The first release of the open source ONAP code, largely based on AT&T’s inhouse development ECOMP, will be available on November 16, aiming to simplify management and orchestration (MANO) of virtualized telco networks.
However, though it is being supported by operators such as Orange and Bell Canada, it also has its critics, some of them backing its main rival, ETSI’s Open Source MANO (OSM). Telefonica has been a significant contributor to OSM, though it was recently reported to be close to joining ONAP too, which would be a valuable step towards avoiding fragmentation in this vital area of software.
ONAP’s critics claim the first release will not be usable in production networks and will lack that level of stability until its third or fourth version.
Arash Ashouriha, deputy CTO at Deutsche Telekom (not an ONAP member), told the recent SDN/NFV Congress in The Hague: “A big proportion of the industry has converged toward ONAP but there is still a long way to go because the full industry is not part of it and the first release is not fully usable.”
This is despite the fact that supporters such as Orange said they were supporting ONAP because so much of its code had already been used in anger within AT&T, giving it a level of real world credibility that was lacking in some open source platforms.
The first ONAP release, codenamed Amsterdam, will support three network functions or services – a virtual firewall (vFW), virtual CPE and a VoLTE service running on a virtual evolved packet core (vEPC).
Bell Canada stated: “As a member of ONAP, we look forward to working with our international partners to begin the implementation of Version 1 later this year. We also look forward to the integration of the ONAP Operations Manager expected in the spring.” That will support the deployment, management and operation of the ONAP platform and its component parts and could be part of Release 2, codenamed Beijing and scheduled for May 24.

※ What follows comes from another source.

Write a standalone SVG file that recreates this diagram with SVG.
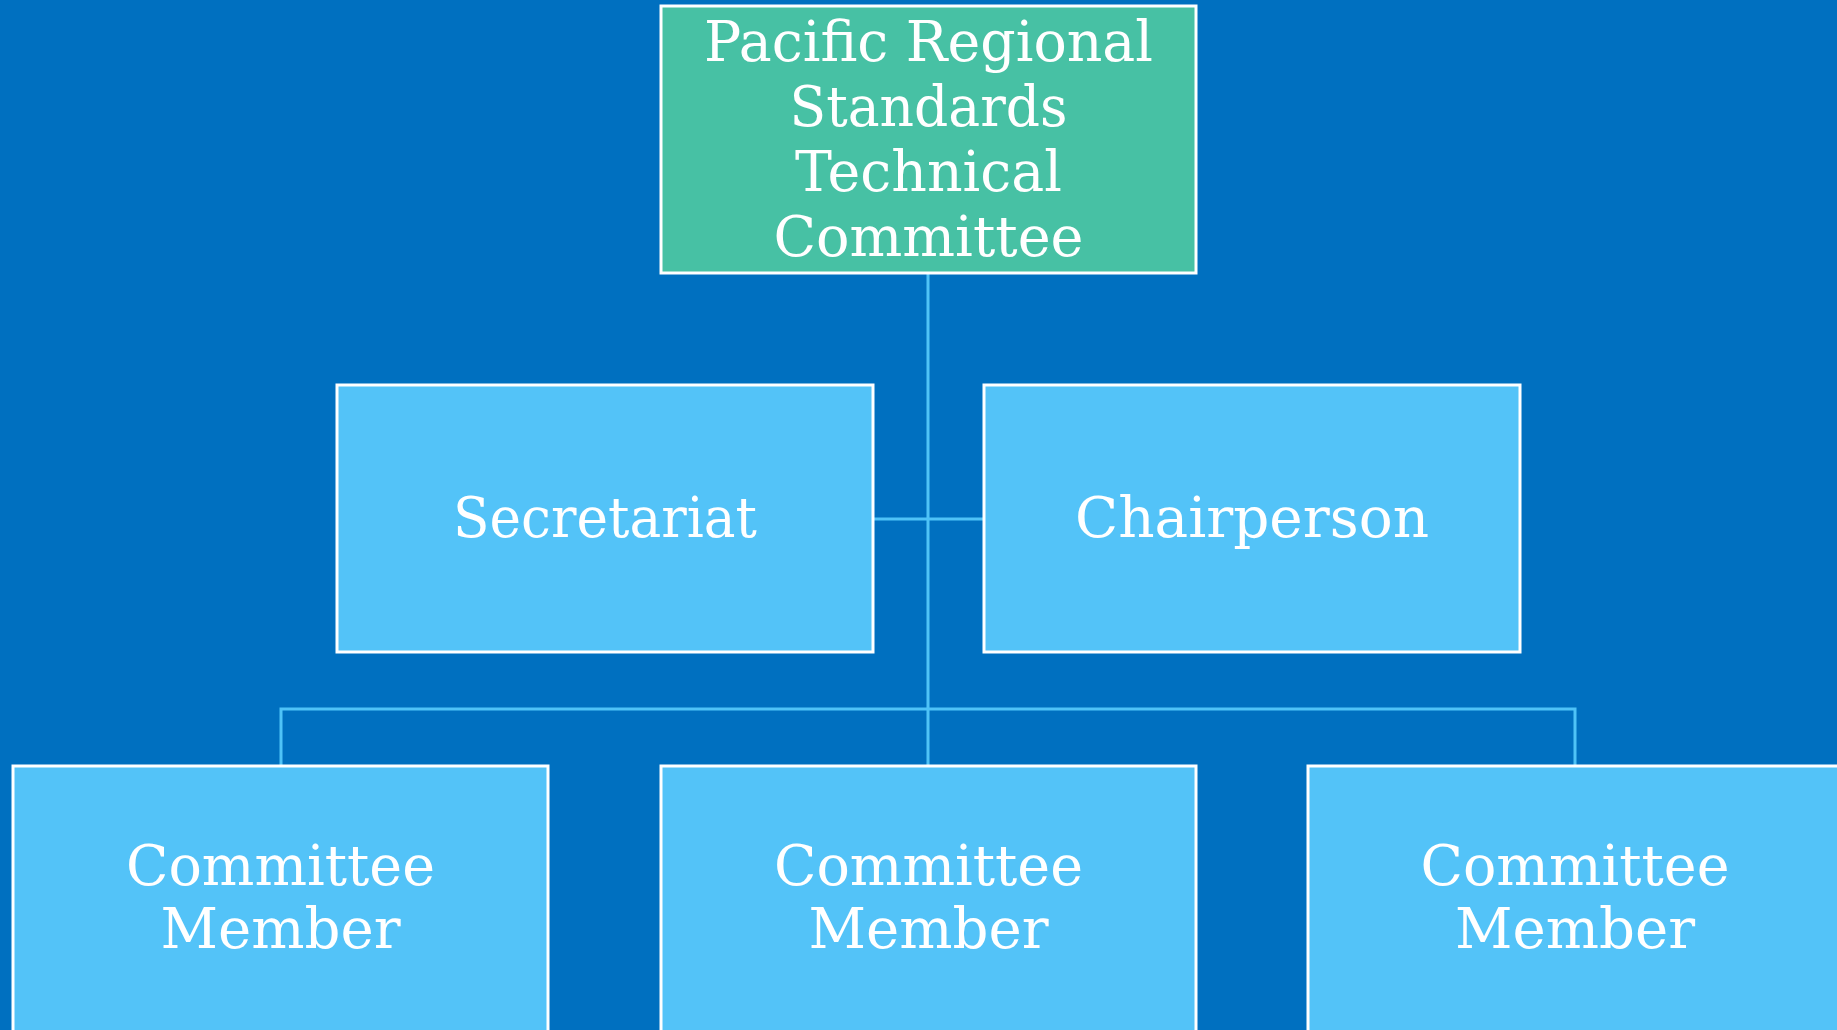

Other ONAP members include the three Chinese telcos plus Hong Kong’s PCCW, India’s Reliance Jio, Orange, Vodafone UK and VEON of Russia.
One issue is the sheer volume of ONAP code – about 10m lines of seed code, covering about 30 projects with multiple vendors either within ECOMP or the China Mobile OPEN-O system, which is also part of the platform. Others cite the heavy influence of large vendors like Huawei and Amdocs – when a truly open, multivendor environment is one of the key goals of virtualization for many operators. Another criticism is that ETSI OSM will provide a more collective, and more structured, platform based around a common information model, which will make it easier to mix and match code from different sources.
According to LightReading, ONAP members are losing hope of a multivendor framework. “I’ll see pigs fly out of one of my private parts before we all agree on a common data model,” David Hughes, VP of IP engineering for PCCW, told the paper’s recent OSS event, adding that it was “probably an exercise in futility in getting NFV vendors to come up with the same interfaces.”